Às vezes, incluindo neste blogue, passa a ideia de que uma mudança de regime alteraria alguma coisa. Pura ilusão, porque um regime é já uma emanação do espírito do tempo. E este é o tempo da irrelevância e qualquer outro regime seria uma emanção desta mesma irrelevância.

O que vale a pena ser meditado é a natureza do espírito do tempo que nos coube. Aquilo que se passa na vida pública, na privada e nas instituições deriva desse espírito. Gosta-se muito de falar em niilismo e em sociedade do vazio, mas tem-se sempre a esperança que a coisa que nos é dada a viver fosse diferente. Não é. A irrelevância só agora começa a tornar-se visível e vai continuar, cada vez mais depressa, a colonizar todas as áreas da vida. Só isso.

Anónimo disse...

Realmente, a televisão portuguesa é das piores do mundo. Muito pior que as televisões do terceiro mundo, muito pior que a televisão do Estado Novo. Há uma série de notícias internacionais que a televisão nunca fornece e as notícias a que JPP se refere tornaram-se insuportáveis; os seus responsáveis deveriam ser todos rapidamente substituídos, antes que seja tarde.

A programação e a informação das 4 televisões constituem um CRIME contra a cultura, contra o pensamento, contra a sanidade mental. Por muito menos do que isso foram muitas pessoas condenadas à fogueira.

Anónimo disse...

É neste pasto mole que as pessoas embrutecem e deixam passar o Acordo Ortográfico. Já que o pessoal gosta tanto de manifestaçõezinhas e participação cívica, não devíamos fazer alguma coisa contra isto?

Anónimo disse...

Mais um a quem cai a Máscara...

JPP, um ser humano a quem não faltam livros, transbordando conhecimentos, bom senso e inteligência, descobriu agora que o Futebol é Irrelevante, Currupto, e meio de Tráfico de Influências...
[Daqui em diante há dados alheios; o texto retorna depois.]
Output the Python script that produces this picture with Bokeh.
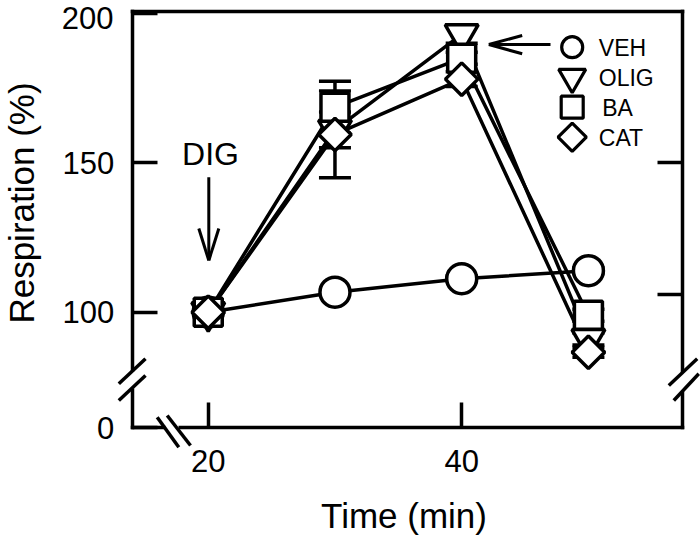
import numpy as np
from bokeh.plotting import figure
from bokeh.models import (Range1d, FixedTicker, LinearAxis, Label, Arrow, Whisker,
                          TeeHead, ColumnDataSource, CustomJSTickFormatter)
from bokeh.embed import file_html
from bokeh.resources import INLINE

# ---------------- data ----------------
TIME = [20, 30, 40, 50]
VEH = [100, 106.7, 111.2, 113.9]
OLIG = [100, 161, 193, 91]
BA = [100, 168.6, 185, 99]
CAT = [100, 159.5, 178, 86.6]
VEH_ERR = [0, 1, 1, 1]
OLIG_ERR = [0, 6, 3, 2]
BA_ERR = [0, 8.7, 2, 2]
CAT_ERR = [0, 14.5, 2.5, 1.7]
SERIES = ["VEH", "OLIG", "BA", "CAT"]

X_TICKS = [20, 40]
Y_ZERO = 61.25                      # where the broken y axis shows "0"
Y_TICKS = [Y_ZERO, 100, 150, 200]
Y_TICK_LABELS = ["0", "100", "150", "200"]
RIGHT_TICKS = [150, 106]
X_LABEL = "Time (min)"
Y_LABEL = "Respiration (%)"
ANNOT = "DIG"

# ---------------- layout ----------------
W, H = 700, 539
X_LO, X_HI = 14.0, 57.4             # extent of the drawn axes (data units)
Y_TOP = 200.47
AX_L, AX_R = 131.7, 681.7           # pixel positions of the axes
PX_X = (AX_R - AX_L) / (X_HI - X_LO)
PX_Y = 2.988
Y100_PX = 311.7
FONT = "Liberation Sans"
LW = 3.5


def d(xp, yp):
    """pixel position on the canvas -> data coordinates (for decorations)"""
    return X_LO + (xp - AX_L) / PX_X, 100 + (Y100_PX - yp) / PX_Y


x0, y1 = d(0, 0)
x1, y0 = d(W, H)

p = figure(width=W, height=H, output_backend="svg", toolbar_location=None,
           x_range=Range1d(x0, x1), y_range=Range1d(y0, y1),
           min_border=0, min_border_left=0, min_border_right=0,
           min_border_top=0, min_border_bottom=0,
           background_fill_color="white", border_fill_color="white")
p.grid.visible = False
p.outline_line_color = None
p.xaxis.visible = False
p.yaxis.visible = False


def style(ax):
    ax.axis_line_width = LW
    ax.axis_line_cap = "square"
    ax.major_tick_line_width = LW
    ax.major_tick_in = 25
    ax.major_tick_out = 0
    ax.minor_tick_line_color = None
    ax.major_label_text_font = FONT
    ax.major_label_text_font_size = "31px"
    ax.major_label_text_color = "black"


xb = LinearAxis(ticker=FixedTicker(ticks=X_TICKS), fixed_location=Y_ZERO,
                bounds=(X_LO, X_HI), major_label_standoff=22)
style(xb)
p.add_layout(xb, "below")

overrides = {t: s for t, s in zip(Y_TICKS, Y_TICK_LABELS)}
overrides[200] = ""                 # drawn a little lower so it is not cut at the top edge
yl = LinearAxis(ticker=FixedTicker(ticks=Y_TICKS), fixed_location=X_LO,
                bounds=(Y_ZERO, Y_TOP), major_label_standoff=18,
                major_label_overrides=overrides)
style(yl)
p.add_layout(yl, "left")

yr = LinearAxis(ticker=FixedTicker(ticks=RIGHT_TICKS), fixed_location=X_HI,
                bounds=(Y_ZERO, Y_TOP), major_label_standoff=0,
                formatter=CustomJSTickFormatter(code="return ''"))
style(yr)
p.add_layout(yr, "right")

xt = LinearAxis(ticker=FixedTicker(ticks=[]), fixed_location=Y_TOP,
                bounds=(X_LO, X_HI), major_label_standoff=0,
                formatter=CustomJSTickFormatter(code="return ''"))
style(xt)
p.add_layout(xt, "above")

tx, ty = d(113, 17.5)
p.add_layout(Label(x=tx, y=ty, text=Y_TICK_LABELS[-1], text_align="right",
                   text_baseline="middle", text_font=FONT, text_font_size="31px",
                   text_color="black"))

# axis titles
lx, ly = d(21, 202.5)
p.add_layout(Label(x=lx, y=ly, text=Y_LABEL, angle=np.pi / 2, text_align="center",
                   text_baseline="middle", text_font=FONT, text_font_size="35px",
                   text_color="black"))
lx, ly = d(403.5, 514.5)
p.add_layout(Label(x=lx, y=ly, text=X_LABEL, text_align="center",
                   text_baseline="middle", text_font=FONT, text_font_size="35px",
                   text_color="black"))

# ---------------- error bars ----------------
eb_t, eb_up, eb_lo = [], [], []
for vals, errs in ((VEH, VEH_ERR), (OLIG, OLIG_ERR), (BA, BA_ERR), (CAT, CAT_ERR)):
    for t, v, e in zip(TIME, vals, errs):
        if e > 0:
            eb_t.append(t)
            eb_up.append(v + e)
            eb_lo.append(v - e)
esrc = ColumnDataSource(dict(t=eb_t, up=eb_up, lo=eb_lo))
p.add_layout(Whisker(source=esrc, base="t", upper="up", lower="lo", level="underlay",
                     line_width=LW, line_color="black",
                     upper_head=TeeHead(size=32, line_width=LW, line_color="black"),
                     lower_head=TeeHead(size=32, line_width=LW, line_color="black")))

# ---------------- lines and markers ----------------
for vals in (VEH, OLIG, BA, CAT):
    p.line(TIME, vals, line_color="black", line_width=LW)

p.scatter(TIME, VEH, marker="circle", size=30, fill_color="white",
          line_color="black", line_width=LW)
p.scatter(TIME, OLIG, marker="inverted_triangle", size=33, fill_color="white",
          line_color="black", line_width=LW)
p.scatter(TIME, BA, marker="square", size=28, fill_color="white",
          line_color="black", line_width=LW)
p.scatter(TIME, CAT, marker="square", angle=np.pi / 4, size=23, fill_color="white",
          line_color="black", line_width=LW)

# ---------------- legend (drawn by hand) ----------------
leg_markers = [("circle", 21, 0.0), ("inverted_triangle", 27, 0.0),
               ("square", 22, 0.0), ("square", 20, np.pi / 4)]
leg_y = [46.7, 76.7, 106.7, 136.7]
leg_tx = [598.3, 598.3, 601.7, 598.3]
for (mk, sz, ang), yp, tx, name in zip(leg_markers, leg_y, leg_tx, SERIES):
    mx, my = d(571.7, yp)
    p.scatter([mx], [my], marker=mk, size=sz, angle=ang, fill_color="white",
              line_color="black", line_width=3.2)
    txd, tyd = d(tx, yp + 1)
    p.add_layout(Label(x=txd, y=tyd, text=name, text_align="left",
                       text_baseline="middle", text_font=FONT,
                       text_font_size="23px", text_color="black"))


def seg(a, b, color="black", width=LW):
    (xa, ya), (xe, ye) = d(*a), d(*b)
    p.add_layout(Arrow(end=None, x_start=xa, y_start=ya, x_end=xe, y_end=ye,
                       line_color=color, line_width=width))


# legend arrow
seg((550, 44), (489, 44), width=3)
seg((521.7, 35), (488.3, 44), width=3)
seg((521.7, 53.3), (488.3, 44), width=3)

# DIG annotation
gx, gy = d(210, 153.3)
p.add_layout(Label(x=gx, y=gy, text=ANNOT, text_align="center", text_baseline="middle",
                   text_font=FONT, text_font_size="32px", text_color="black"))
seg((208.3, 176.7), (208.3, 259), width=3)
seg((198.3, 228), (208.3, 260), width=3)
seg((218.3, 228), (208.3, 260), width=3)

# ---------------- axis breaks ----------------
seg((131.7, 371), (131.7, 388), color="white", width=8)
seg((118.3, 383.3), (145, 358.3))
seg((118.3, 400), (145, 375))

seg((165, 427.5), (178, 427.5), color="white", width=8)
seg((156.7, 416.7), (178.3, 446.7))
seg((166.7, 415), (190, 445))

seg((681.7, 372.5), (681.7, 391), color="white", width=8)
seg((668.3, 385), (696.7, 358.3))
seg((673.3, 400), (698.3, 373.3))

open("out.html", "w").write(file_html(p, INLINE))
Tem passado demasiado tempo na Biblioteca...

Mas o Futebol, e o Desporto de Alta Competição em geral não são Irrelevantes... São um passo à frente relativamente às Guerras ancestrais, Arenas Romanas ou Touradas. São Guerras Simuladas. Este espírito guerreiro está no sangue das pessoas, no seu subconsciente, incluindo os intelectuais como JPP.
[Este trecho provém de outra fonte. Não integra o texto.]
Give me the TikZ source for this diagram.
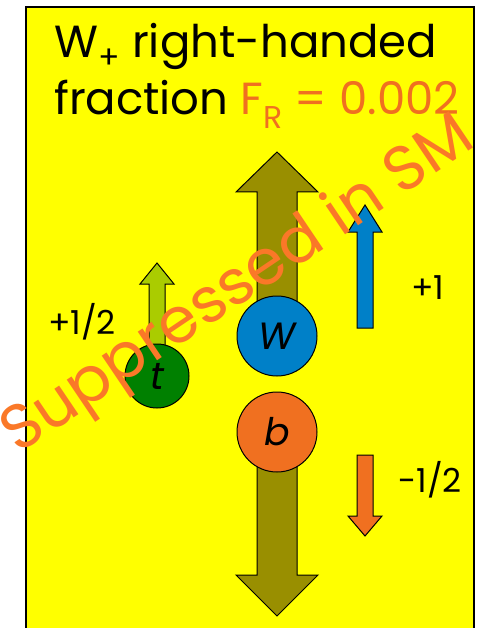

E será que JPP não consegue arranjar alguns dirigentes desportivos para ajudar na campanha de MFL? Olhe que dava jeito... "São verdes, não trestam"...

Conclui-se ainda que, naturalmente JPP não é um Democrata, ao não respeitar os gostos do Povo pelos Futebois, Telenovelas e Notícias Mórbidas... Só falta admitir que o cheiro a suor no Metro tb não é muito agradável. E afinal quem são os "Contribuintes"? E quem é que não vive à custa do Estado directa ou indirectamente? Que atire a 1ª pedra... oops, já atirou...

Anónimo disse...

Na vida portuguesa há coisas verdadeiramente curiosas.
No consulado do Professor Salazar, a oposição (socialistas de merda, merdas do socialismo - comunistas -, pessoas que não tinham ou a quem tinham sido retirados os tachos que usufruiam, pessoas que não sabiam o que queriam e o que eram) berravam por causa da censura que impedia que as pessoas aprendessem, que as forçava a viver na ignorância, imbecilizando-as com fado, futebol e Fátima.
Quando agora alguém protesta contra a liberdade actual que só nos proporciona futebol em doses maciças, há logo quem venha à estacada afirmando que se dá ao povo aquilo que ele gosta.
Então já não se preocupam que o povo esteja cada vez mais ignorante, mais imbecializado?